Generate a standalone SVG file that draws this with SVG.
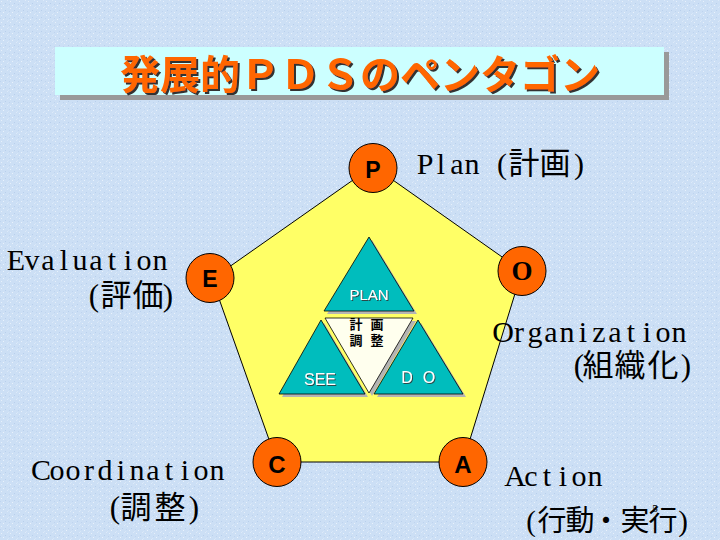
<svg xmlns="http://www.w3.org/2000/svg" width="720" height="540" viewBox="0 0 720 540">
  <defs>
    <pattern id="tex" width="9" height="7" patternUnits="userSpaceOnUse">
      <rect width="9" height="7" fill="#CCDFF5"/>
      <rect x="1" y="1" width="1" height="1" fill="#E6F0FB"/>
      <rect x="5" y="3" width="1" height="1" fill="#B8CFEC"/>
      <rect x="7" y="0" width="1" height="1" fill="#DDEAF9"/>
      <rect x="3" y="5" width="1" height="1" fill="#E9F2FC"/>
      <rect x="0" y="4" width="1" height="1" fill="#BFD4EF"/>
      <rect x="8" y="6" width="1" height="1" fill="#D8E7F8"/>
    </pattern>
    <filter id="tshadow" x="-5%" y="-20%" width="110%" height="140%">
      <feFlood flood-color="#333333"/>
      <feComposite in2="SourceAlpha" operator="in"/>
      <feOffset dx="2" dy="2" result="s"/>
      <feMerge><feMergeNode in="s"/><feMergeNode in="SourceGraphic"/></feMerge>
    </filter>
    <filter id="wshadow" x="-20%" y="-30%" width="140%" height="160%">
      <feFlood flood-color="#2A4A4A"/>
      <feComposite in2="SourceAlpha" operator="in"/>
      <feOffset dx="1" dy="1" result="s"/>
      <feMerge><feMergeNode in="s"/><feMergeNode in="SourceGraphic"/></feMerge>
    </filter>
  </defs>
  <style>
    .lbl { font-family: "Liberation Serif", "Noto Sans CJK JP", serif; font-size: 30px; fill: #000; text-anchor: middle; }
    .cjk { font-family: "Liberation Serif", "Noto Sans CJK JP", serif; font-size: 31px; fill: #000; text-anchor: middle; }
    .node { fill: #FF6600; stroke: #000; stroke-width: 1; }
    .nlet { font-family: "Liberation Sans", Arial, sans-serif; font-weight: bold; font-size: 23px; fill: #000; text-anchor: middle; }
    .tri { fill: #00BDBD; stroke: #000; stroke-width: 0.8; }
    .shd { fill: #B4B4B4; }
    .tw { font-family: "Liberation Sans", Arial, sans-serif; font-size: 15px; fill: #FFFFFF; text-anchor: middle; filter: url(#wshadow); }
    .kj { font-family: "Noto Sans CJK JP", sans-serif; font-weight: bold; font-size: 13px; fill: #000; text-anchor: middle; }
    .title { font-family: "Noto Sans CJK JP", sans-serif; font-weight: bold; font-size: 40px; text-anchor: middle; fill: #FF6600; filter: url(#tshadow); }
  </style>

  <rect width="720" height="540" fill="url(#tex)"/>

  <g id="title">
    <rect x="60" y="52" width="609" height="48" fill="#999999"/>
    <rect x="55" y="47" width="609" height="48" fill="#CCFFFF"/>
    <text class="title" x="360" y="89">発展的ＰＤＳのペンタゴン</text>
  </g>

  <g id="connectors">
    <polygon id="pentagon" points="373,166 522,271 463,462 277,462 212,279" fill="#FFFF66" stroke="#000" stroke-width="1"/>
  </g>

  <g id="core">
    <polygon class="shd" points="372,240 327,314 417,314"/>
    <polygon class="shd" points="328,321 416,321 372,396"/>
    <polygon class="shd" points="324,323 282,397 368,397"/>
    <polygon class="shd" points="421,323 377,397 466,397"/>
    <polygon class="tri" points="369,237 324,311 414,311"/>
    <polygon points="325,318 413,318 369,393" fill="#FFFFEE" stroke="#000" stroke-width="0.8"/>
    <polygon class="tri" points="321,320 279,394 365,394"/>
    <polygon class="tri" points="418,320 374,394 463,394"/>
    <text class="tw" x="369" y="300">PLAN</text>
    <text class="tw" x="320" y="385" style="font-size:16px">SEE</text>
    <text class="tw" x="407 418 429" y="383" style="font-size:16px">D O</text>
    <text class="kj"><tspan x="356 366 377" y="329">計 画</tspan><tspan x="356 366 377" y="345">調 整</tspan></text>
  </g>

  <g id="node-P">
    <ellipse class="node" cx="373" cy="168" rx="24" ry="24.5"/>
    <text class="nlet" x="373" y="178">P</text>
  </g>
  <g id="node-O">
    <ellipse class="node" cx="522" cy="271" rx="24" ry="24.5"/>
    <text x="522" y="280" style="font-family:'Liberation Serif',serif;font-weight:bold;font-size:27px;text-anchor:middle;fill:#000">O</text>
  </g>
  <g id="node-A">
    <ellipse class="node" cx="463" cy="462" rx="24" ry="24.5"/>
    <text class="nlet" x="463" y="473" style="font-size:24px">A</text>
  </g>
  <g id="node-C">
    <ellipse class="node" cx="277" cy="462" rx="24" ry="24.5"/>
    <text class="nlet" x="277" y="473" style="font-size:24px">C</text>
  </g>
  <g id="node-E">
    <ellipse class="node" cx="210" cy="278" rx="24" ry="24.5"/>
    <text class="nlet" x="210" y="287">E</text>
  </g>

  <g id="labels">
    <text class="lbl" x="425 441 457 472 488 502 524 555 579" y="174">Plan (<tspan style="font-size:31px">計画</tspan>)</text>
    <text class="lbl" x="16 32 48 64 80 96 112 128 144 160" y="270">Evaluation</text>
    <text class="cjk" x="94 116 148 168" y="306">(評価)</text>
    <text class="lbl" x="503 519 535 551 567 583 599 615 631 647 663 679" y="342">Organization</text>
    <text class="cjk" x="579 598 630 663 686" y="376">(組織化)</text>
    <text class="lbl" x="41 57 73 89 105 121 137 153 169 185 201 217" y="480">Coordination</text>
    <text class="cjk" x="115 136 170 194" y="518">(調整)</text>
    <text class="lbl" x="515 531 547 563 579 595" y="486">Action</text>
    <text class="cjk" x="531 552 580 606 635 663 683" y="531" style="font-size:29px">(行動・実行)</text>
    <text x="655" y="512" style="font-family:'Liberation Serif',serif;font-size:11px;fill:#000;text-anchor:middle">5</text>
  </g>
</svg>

• **JOB**: Write out each line again precisely as it appears, skipping every picture.

• **WRITTEN ANSWER**:
Generate a standalone SVG file that draws this with SVG.
<svg xmlns="http://www.w3.org/2000/svg" width="720" height="540" viewBox="0 0 720 540">
  <defs>
    <pattern id="tex" width="9" height="7" patternUnits="userSpaceOnUse">
      <rect width="9" height="7" fill="#CCDFF5"/>
      <rect x="1" y="1" width="1" height="1" fill="#E6F0FB"/>
      <rect x="5" y="3" width="1" height="1" fill="#B8CFEC"/>
      <rect x="7" y="0" width="1" height="1" fill="#DDEAF9"/>
      <rect x="3" y="5" width="1" height="1" fill="#E9F2FC"/>
      <rect x="0" y="4" width="1" height="1" fill="#BFD4EF"/>
      <rect x="8" y="6" width="1" height="1" fill="#D8E7F8"/>
    </pattern>
    <filter id="tshadow" x="-5%" y="-20%" width="110%" height="140%">
      <feFlood flood-color="#333333"/>
      <feComposite in2="SourceAlpha" operator="in"/>
      <feOffset dx="2" dy="2" result="s"/>
      <feMerge><feMergeNode in="s"/><feMergeNode in="SourceGraphic"/></feMerge>
    </filter>
    <filter id="wshadow" x="-20%" y="-30%" width="140%" height="160%">
      <feFlood flood-color="#2A4A4A"/>
      <feComposite in2="SourceAlpha" operator="in"/>
      <feOffset dx="1" dy="1" result="s"/>
      <feMerge><feMergeNode in="s"/><feMergeNode in="SourceGraphic"/></feMerge>
    </filter>
  </defs>
  <style>
    .lbl { font-family: "Liberation Serif", "Noto Sans CJK JP", serif; font-size: 30px; fill: #000; text-anchor: middle; }
    .cjk { font-family: "Liberation Serif", "Noto Sans CJK JP", serif; font-size: 31px; fill: #000; text-anchor: middle; }
    .node { fill: #FF6600; stroke: #000; stroke-width: 1; }
    .nlet { font-family: "Liberation Sans", Arial, sans-serif; font-weight: bold; font-size: 23px; fill: #000; text-anchor: middle; }
    .tri { fill: #00BDBD; stroke: #000; stroke-width: 0.8; }
    .shd { fill: #B4B4B4; }
    .tw { font-family: "Liberation Sans", Arial, sans-serif; font-size: 15px; fill: #FFFFFF; text-anchor: middle; filter: url(#wshadow); }
    .kj { font-family: "Noto Sans CJK JP", sans-serif; font-weight: bold; font-size: 13px; fill: #000; text-anchor: middle; }
    .title { font-family: "Noto Sans CJK JP", sans-serif; font-weight: bold; font-size: 40px; text-anchor: middle; fill: #FF6600; filter: url(#tshadow); }
  </style>

  <rect width="720" height="540" fill="url(#tex)"/>

  <g id="title">
    <rect x="60" y="52" width="609" height="48" fill="#999999"/>
    <rect x="55" y="47" width="609" height="48" fill="#CCFFFF"/>
    <text class="title" x="360" y="89">発展的ＰＤＳのペンタゴン</text>
  </g>

  <g id="connectors">
    <polygon id="pentagon" points="373,166 522,271 463,462 277,462 212,279" fill="#FFFF66" stroke="#000" stroke-width="1"/>
  </g>

  <g id="core">
    <polygon class="shd" points="372,240 327,314 417,314"/>
    <polygon class="shd" points="328,321 416,321 372,396"/>
    <polygon class="shd" points="324,323 282,397 368,397"/>
    <polygon class="shd" points="421,323 377,397 466,397"/>
    <polygon class="tri" points="369,237 324,311 414,311"/>
    <polygon points="325,318 413,318 369,393" fill="#FFFFEE" stroke="#000" stroke-width="0.8"/>
    <polygon class="tri" points="321,320 279,394 365,394"/>
    <polygon class="tri" points="418,320 374,394 463,394"/>
    <text class="tw" x="369" y="300">PLAN</text>
    <text class="tw" x="320" y="385" style="font-size:16px">SEE</text>
    <text class="tw" x="407 418 429" y="383" style="font-size:16px">D O</text>
    <text class="kj"><tspan x="356 366 377" y="329">計 画</tspan><tspan x="356 366 377" y="345">調 整</tspan></text>
  </g>

  <g id="node-P">
    <ellipse class="node" cx="373" cy="168" rx="24" ry="24.5"/>
    <text class="nlet" x="373" y="178">P</text>
  </g>
  <g id="node-O">
    <ellipse class="node" cx="522" cy="271" rx="24" ry="24.5"/>
    <text x="522" y="280" style="font-family:'Liberation Serif',serif;font-weight:bold;font-size:27px;text-anchor:middle;fill:#000">O</text>
  </g>
  <g id="node-A">
    <ellipse class="node" cx="463" cy="462" rx="24" ry="24.5"/>
    <text class="nlet" x="463" y="473" style="font-size:24px">A</text>
  </g>
  <g id="node-C">
    <ellipse class="node" cx="277" cy="462" rx="24" ry="24.5"/>
    <text class="nlet" x="277" y="473" style="font-size:24px">C</text>
  </g>
  <g id="node-E">
    <ellipse class="node" cx="210" cy="278" rx="24" ry="24.5"/>
    <text class="nlet" x="210" y="287">E</text>
  </g>

  <g id="labels">
    <text class="lbl" x="425 441 457 472 488 502 524 555 579" y="174">Plan (<tspan style="font-size:31px">計画</tspan>)</text>
    <text class="lbl" x="16 32 48 64 80 96 112 128 144 160" y="270">Evaluation</text>
    <text class="cjk" x="94 116 148 168" y="306">(評価)</text>
    <text class="lbl" x="503 519 535 551 567 583 599 615 631 647 663 679" y="342">Organization</text>
    <text class="cjk" x="579 598 630 663 686" y="376">(組織化)</text>
    <text class="lbl" x="41 57 73 89 105 121 137 153 169 185 201 217" y="480">Coordination</text>
    <text class="cjk" x="115 136 170 194" y="518">(調整)</text>
    <text class="lbl" x="515 531 547 563 579 595" y="486">Action</text>
    <text class="cjk" x="531 552 580 606 635 663 683" y="531" style="font-size:29px">(行動・実行)</text>
    <text x="655" y="512" style="font-family:'Liberation Serif',serif;font-size:11px;fill:#000;text-anchor:middle">5</text>
  </g>
</svg>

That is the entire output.